How long did you train with him before he decided to move? Try not to lose what you have learned so far. GoJu is a great art, and perhaps something will turn up down the road. Also, you could stay in touch with him, and that would help since you have already trained with him. Good luck..........


----------



## oftheherd1 (Nov 29, 2011)

Sorry to hear of your problem.  At least you still have your TKD.  Have you considered Aikido or Hapkido if that is in your area?


----------



## RobinTKD (Nov 30, 2011)

Tez3 said:


> Whereabouts roughly do you live?



Northamptonshire, I was already travelling 40 mins to this class.


----------



## RobinTKD (Nov 30, 2011)

seasoned said:


> How long did you train with him before he decided to move? Try not to lose what you have learned so far. GoJu is a great art, and perhaps something will turn up down the road. Also, you could stay in touch with him, and that would help since you have already trained with him. Good luck..........

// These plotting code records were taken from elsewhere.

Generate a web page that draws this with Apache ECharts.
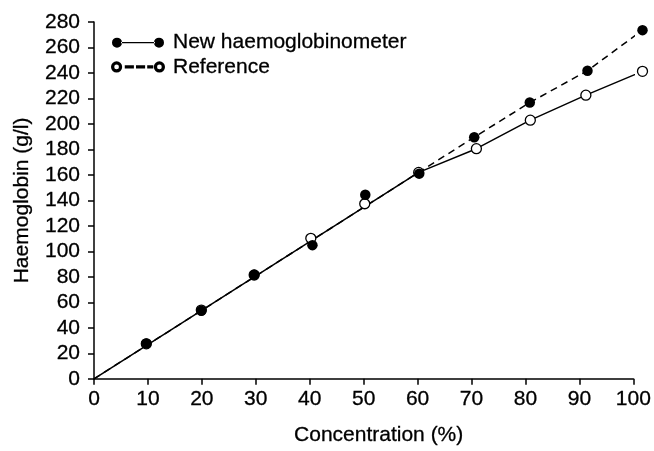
<!DOCTYPE html>
<html>
<head>
<meta charset="utf-8">
<script src="https://cdn.jsdelivr.net/npm/echarts@6/dist/echarts.min.js"></script>
<style>
  html, body { margin: 0; padding: 0; background: #fff; }
  #chart { width: 654px; height: 451px; }
</style>
</head>
<body>
<div id="chart"></div>
<script>
// points, [concentration %, haemoglobin g/l]
var newPoints = [[9.7, 27.7], [19.9, 53.5], [29.7, 81.6], [40.5, 104.9], [50.3, 144.4],
  [60.3, 161], [70.5, 189.6], [80.8, 216.8], [91.5, 241.8], [101.7, 273.6]];
var refPoints = [[9.7, 27.5], [19.9, 54], [29.7, 81.5], [40.2, 110.3], [50.2, 137.4],
  [60.2, 162], [70.9, 180.6], [80.9, 203], [91.2, 222.6], [101.7, 241.3]];
// the two drawn lines (shared up to 60 %, then they split)
var solidLine = [[0, 0], [60.2, 162], [70.9, 180.6], [80.9, 203], [91.2, 222.6], [101.7, 241.3]];
var dashedLine = [[0, 0], [60.2, 162], [70.5, 189.6], [80.8, 216.8], [91.5, 241.8], [101.7, 273.6]];

var xTitle = 'Concentration (%)';
var yTitle = 'Haemoglobin (g/l)';
var names = ['New haemoglobinometer', 'Reference'];

var font = 'Liberation Sans, Arial, sans-serif';
var black = '#000';
var fontSize = 21;

// legend icons: dot-line-dot and ring-dashes-ring
var iconFilled = 'path://M0,5A5,5 0 1,0 10,5A5,5 0 1,0 0,5Z M42,5A5,5 0 1,0 52,5A5,5 0 1,0 42,5Z M9,4.3L43,4.3L43,5.7L9,5.7Z';
var iconOpen = 'path://M0.5,5A4.5,4.5 0 1,0 9.5,5A4.5,4.5 0 1,0 0.5,5Z M1.7,5A3.3,3.3 0 1,1 8.3,5A3.3,3.3 0 1,1 1.7,5Z' +
  ' M42.5,5A4.5,4.5 0 1,0 51.5,5A4.5,4.5 0 1,0 42.5,5Z M43.7,5A3.3,3.3 0 1,1 50.3,5A3.3,3.3 0 1,1 43.7,5Z' +
  ' M14,4.4L21,4.4L21,5.6L14,5.6Z M25,4.4L32,4.4L32,5.6L25,5.6Z M36,4.4L40,4.4L40,5.6L36,5.6Z';

var chart = echarts.init(document.getElementById('chart'), null, { renderer: 'canvas' });

// slightly heavier text, like the printed figure
var textLook = { color: black, fontSize: fontSize, fontFamily: font, textBorderColor: black, textBorderWidth: 0.3 };

var axisCommon = {
  axisLine: { show: true, onZero: false, lineStyle: { color: black, width: 1.5 } },
  axisTick: { show: true, length: 6, lineStyle: { color: black, width: 1.5 } },
  splitLine: { show: false }
};

chart.setOption({
  animation: false,
  backgroundColor: '#fff',
  grid: { left: 94, right: 18, top: 22, bottom: 68, containLabel: false },
  legend: {
    orient: 'vertical',
    left: 106,
    top: 27,
    itemWidth: 52,
    itemHeight: 10,
    itemGap: 3,
    textStyle: Object.assign({}, textLook, { padding: [0, 0, 0, 4] }),
    data: [
      { name: names[0], icon: iconFilled, itemStyle: { color: black } },
      { name: names[1], icon: iconOpen, itemStyle: { color: black } }
    ]
  },
  xAxis: Object.assign({}, axisCommon, {
    type: 'value',
    min: 0,
    max: 100,
    interval: 10,
    name: xTitle,
    nameLocation: 'middle',
    nameGap: 46,
    nameTextStyle: Object.assign({}, textLook, { padding: [0, 0, 0, 30] }),
    axisLabel: Object.assign({}, textLook, { margin: 10 })
  }),
  yAxis: Object.assign({}, axisCommon, {
    type: 'value',
    min: 0,
    max: 280,
    interval: 20,
    name: yTitle,
    nameLocation: 'middle',
    nameGap: 61,
    nameTextStyle: textLook,
    axisLabel: Object.assign({}, textLook, { margin: 14 })
  }),
  series: [
    {
      name: 'fit-solid', type: 'line', data: solidLine, symbol: 'none', clip: false,
      lineStyle: { color: black, width: 1.5, type: 'solid' }, z: 2
    },
    {
      name: 'fit-dashed', type: 'line', data: dashedLine, symbol: 'none', clip: false,
      lineStyle: { color: black, width: 1.5, type: [7, 5] }, z: 2
    },
    {
      name: names[1], type: 'scatter', data: refPoints, symbol: 'circle', symbolSize: 10, clip: false,
      itemStyle: { color: '#fff', borderColor: black, borderWidth: 1.3, opacity: 1 }, z: 3
    },
    {
      name: names[0], type: 'scatter', data: newPoints, symbol: 'circle', symbolSize: 10.5, clip: false,
      itemStyle: { color: black, opacity: 1 }, z: 4
    }
  ]
});
</script>
</body>
</html>
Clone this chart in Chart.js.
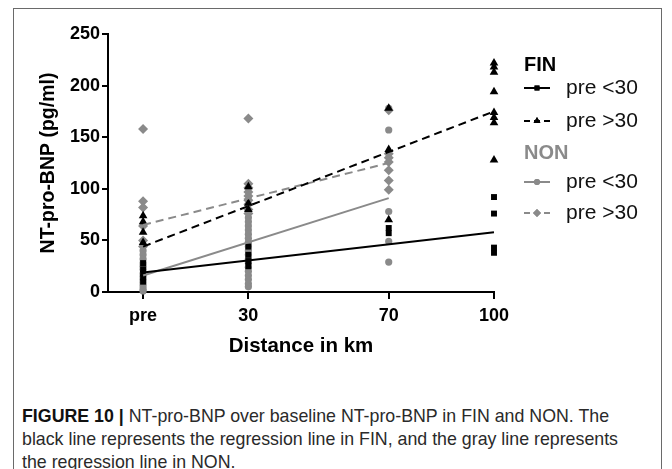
<!DOCTYPE html>
<html>
<head>
<meta charset="utf-8">
<script src="https://cdn.jsdelivr.net/npm/chart.js@4.4.1/dist/chart.umd.min.js"></script>
<style>
  body { margin: 0; background: #fff; width: 672px; height: 469px; overflow: hidden; position: relative; }
  #box { position: absolute; left: 13px; top: 8px; width: 647px; height: 480px; border: 1.5px solid #6a6a6a; }
  #wrap { position: absolute; left: 0; top: 0; width: 672px; height: 390px; }
  #caption { position: absolute; left: 22px; top: 405px; width: 640px; font-family: "Liberation Sans", Arial, sans-serif;
             font-size: 17.8px; line-height: 23px; color: #2a2a2a; white-space: nowrap; }
  #caption b { color: #111; }
</style>
</head>
<body>
<div id="box"></div>
<div id="wrap"><canvas id="grafico"></canvas></div>
<div id="caption"><b>FIGURE 10 |</b> NT-pro-BNP over baseline NT-pro-BNP in FIN and NON. The<br>black line represents the regression line in FIN, and the gray line represents<br>the regression line in NON.</div>
<script>
// distancias: pre = 0 km
const distances = [0, 30, 70, 100];
const xTickLabels = ['pre', '30', '70', '100'];

// valores por distancia (pre, 30, 70, 100)
const finLow = [[28, 22, 18, 14, 10], [44, 36, 30, 25], [62, 57], [92, 76, 43, 38]];
const finHigh = [[74, 68, 58, 48], [102, 86, 80], [178, 138, 70], [222, 218, 213, 194, 174, 169, 164, 128]];
const nonLow = [[40, 36, 32, 28, 25, 22, 18, 15, 12, 9, 6, 3, 1],
                [72, 68, 64, 60, 56, 52, 48, 44, 40, 36, 32, 28, 24, 20, 16, 12, 8, 5],
                [178, 157, 78, 49, 29], []];
const nonHigh = [[158, 88, 82, 64, 50, 44], [168, 105, 101, 97, 93, 89, 85, 80, 76], [176, 134, 130, 126, 118, 108, 99], []];

// rectas de regresion
const finFitX = [0, 100];
const finLowFit = [19, 58];
const finHighFit = [44, 175];
const nonFitX = [0, 70];
const nonLowFit = [16, 91];
const nonHighFit = [65, 125];

const black = '#000000';
const gray = '#8a8a8a';
const fuente = '"Liberation Sans", Arial, sans-serif';

function toPoints(series) {
    const pts = [];
    series.forEach((vals, i) => vals.forEach(v => pts.push({x: distances[i], y: v})));
    return pts;
}
function fitPoints(xs, ys) {
    return xs.map((x, i) => ({x: x, y: ys[i]}));
}

const lineBase = {type: 'line', pointRadius: 0, borderWidth: 2, fill: false, clip: false};
const datasets = [
    Object.assign({}, lineBase, {label: 'pre <30', group: 'FIN', data: fitPoints(finFitX, finLowFit), borderColor: black,
        markStyle: 'rect', markRadius: 3.5}),
    Object.assign({}, lineBase, {label: 'pre >30', group: 'FIN', data: fitPoints(finFitX, finHighFit), borderColor: black,
        borderDash: [8, 5], markStyle: 'triangle', markRadius: 4}),
    Object.assign({}, lineBase, {label: 'pre <30', group: 'NON', data: fitPoints(nonFitX, nonLowFit), borderColor: gray,
        markStyle: 'circle', markRadius: 3}),
    Object.assign({}, lineBase, {label: 'pre >30', group: 'NON', data: fitPoints(nonFitX, nonHighFit), borderColor: gray,
        borderDash: [8, 5], markStyle: 'rectRot', markRadius: 4}),
    {type: 'scatter', data: toPoints(finLow), pointStyle: 'rect', pointRadius: 4.2, backgroundColor: black, borderWidth: 0, clip: false},
    {type: 'scatter', data: toPoints(finHigh), pointStyle: 'triangle', pointRadius: 5, backgroundColor: black, borderWidth: 0, clip: false},
    {type: 'scatter', data: toPoints(nonLow), pointStyle: 'circle', pointRadius: 3.6, backgroundColor: gray, borderWidth: 0, clip: false},
    {type: 'scatter', data: toPoints(nonHigh), pointStyle: 'rectRot', pointRadius: 5, backgroundColor: gray, borderWidth: 0, clip: false}
];

// leyenda propia con cabeceras FIN / NON
const legendRows = [
    {header: 'FIN', color: black, y: 65},
    {ds: 0, y: 88},
    {ds: 1, y: 121},
    {header: 'NON', color: gray, y: 153},
    {ds: 2, y: 182},
    {ds: 3, y: 213}
];
const legendPlugin = {
    id: 'grupoLeyenda',
    afterDraw(chart) {
        const ctx = chart.ctx;
        ctx.save();
        legendRows.forEach(row => {
            if (row.header) {
                ctx.font = 'bold 20px ' + fuente;
                ctx.fillStyle = row.color;
                ctx.textBaseline = 'middle';
                ctx.fillText(row.header, 524, row.y);
                return;
            }
            const ds = chart.data.datasets[row.ds];
            ctx.strokeStyle = ds.borderColor;
            ctx.lineWidth = 2;
            ctx.setLineDash(ds.borderDash ? [6, 4] : []);
            ctx.beginPath();
            ctx.moveTo(524, row.y);
            ctx.lineTo(550, row.y);
            ctx.stroke();
            ctx.setLineDash([]);
            ctx.fillStyle = ds.borderColor;
            Chart.helpers.drawPoint(ctx, {pointStyle: ds.markStyle, radius: ds.markRadius, rotation: 0, borderWidth: 0}, 537, row.y);
            ctx.fill();
            ctx.font = '21px ' + fuente;
            ctx.fillStyle = '#111';
            ctx.textBaseline = 'middle';
            ctx.fillText(ds.label, 566, row.y);
        });
        ctx.restore();
    }
};

const ctx = document.getElementById('grafico').getContext('2d');
new Chart(ctx, {
    data: {datasets: datasets},
    plugins: [legendPlugin],
    options: {
        responsive: true,
        maintainAspectRatio: false,
        animation: false,
        layout: {padding: {left: 0, top: 34, right: 178, bottom: 0}},
        plugins: {legend: {display: false}, tooltip: {enabled: false}},
        scales: {
            x: {
                type: 'linear',
                min: -10,
                max: 100,
                afterBuildTicks: scale => { scale.ticks = distances.map(v => ({value: v})); },
                afterFit: scale => { scale.height = 98; },
                ticks: {
                    callback: (v) => xTickLabels[distances.indexOf(v)],
                    color: '#000',
                    font: {family: fuente, size: 18, weight: 'bold'},
                    padding: 6,
                    maxRotation: 0,
                    autoSkip: false
                },
                grid: {drawOnChartArea: false, drawTicks: true, tickLength: 7, color: '#000', lineWidth: 2},
                border: {color: '#000', width: 2},
                title: {
                    display: true,
                    text: 'Distance in km',
                    color: '#000',
                    font: {family: fuente, size: 20.5, weight: 'bold'},
                    padding: {top: 0, bottom: 31}
                }
            },
            y: {
                min: 0,
                max: 250,
                afterFit: scale => { scale.width = 108; },
                ticks: {
                    stepSize: 50,
                    color: '#000',
                    font: {family: fuente, size: 18, weight: 'bold'},
                    padding: 2
                },
                grid: {drawOnChartArea: false, drawTicks: true, tickLength: 6, color: '#000', lineWidth: 2},
                border: {color: '#000', width: 2},
                title: {
                    display: true,
                    text: 'NT-pro-BNP (pg/ml)',
                    color: '#000',
                    font: {family: fuente, size: 19.5, weight: 'bold'},
                    padding: {top: 37, bottom: 0}
                }
            }
        }
    }
});
</script>
</body>
</html>
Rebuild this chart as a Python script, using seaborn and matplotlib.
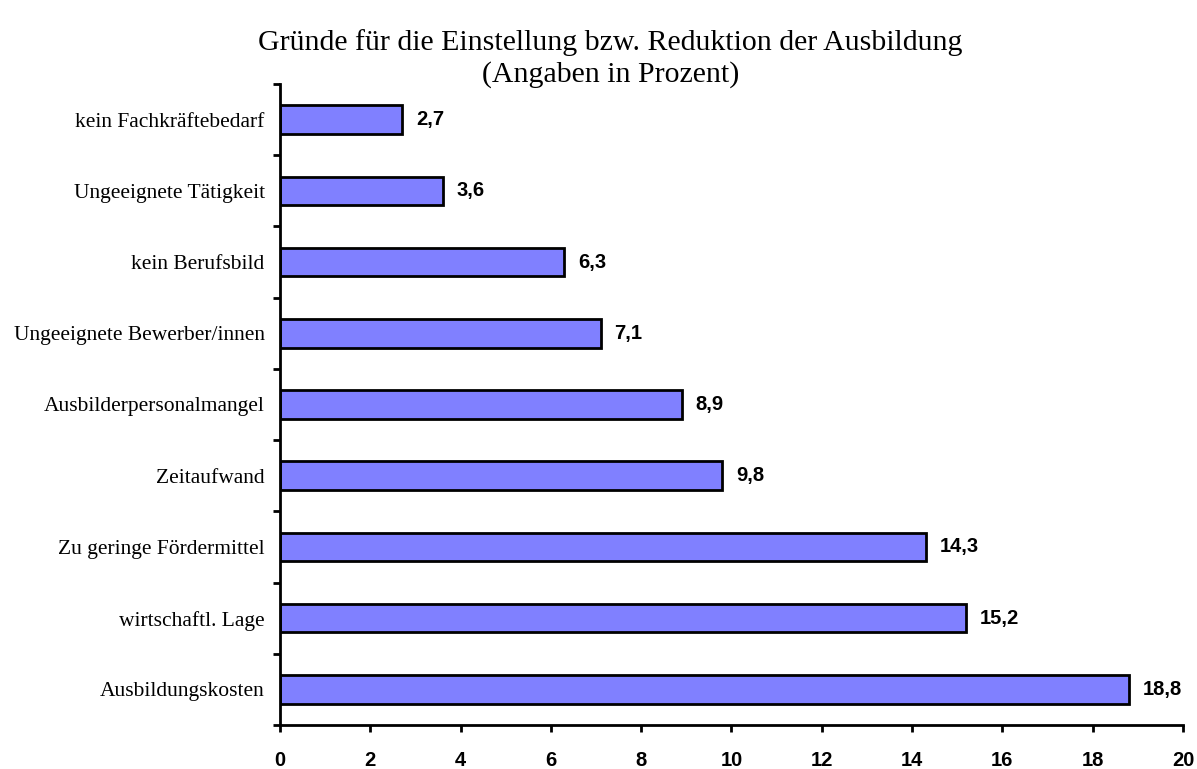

I only started in September, so not long. I've still got his email address so I'll be keeping in touch. There is an Aikido class near me but it clashes with my Judo night...


----------



## dancingalone (Nov 30, 2011)

Sorry to hear about this.  I know there is some good Goju in the UK.  Perhaps you can make occasional trips to a city that does have an established Goju-ryu school and take private lessons focused to material you can practice on your own until circumstances change for you.


----------



## RobinTKD (Nov 30, 2011)

dancingalone said:


> Sorry to hear about this.  I know there is some good Goju in the UK.  Perhaps you can make occasional trips to a city that does have an established Goju-ryu school and take private lessons focused to material you can practice on your own until circumstances change for you.



That's what I'm considering, it's quite a way to travel but http://www.goju-karate.co.uk/ is a school i would love to learn at, The sensei is pretty well known in the Uk and the Sempai use to train with Shihan Chris Rowen, who himself trained under Gogen Yamaguchi Hanshi. I think it would be worth my time despite the long distance.


----------



## dancingalone (Dec 8, 2011)

RobinTKD said:


> That's what I'm considering, it's quite a way to travel but http://www.goju-karate.co.uk/ is a school i would love to learn at, The sensei is pretty well known in the Uk and the Sempai use to train with Shihan Chris Rowen, who himself trained under Gogen Yamaguchi Hanshi. I think it would be worth my time despite the long distance.



Go for it!  Please keep us updated with your progress.


----------



## Black Belt Jedi (Dec 11, 2011)

Well, there can be some set backs in your training, but you will find another school near you that teaches Goju-ryu, if not, stick with Taekwondo. Why stop training? There's a lifetime expand your horizons in trying out other Martial Art disciplines.


----------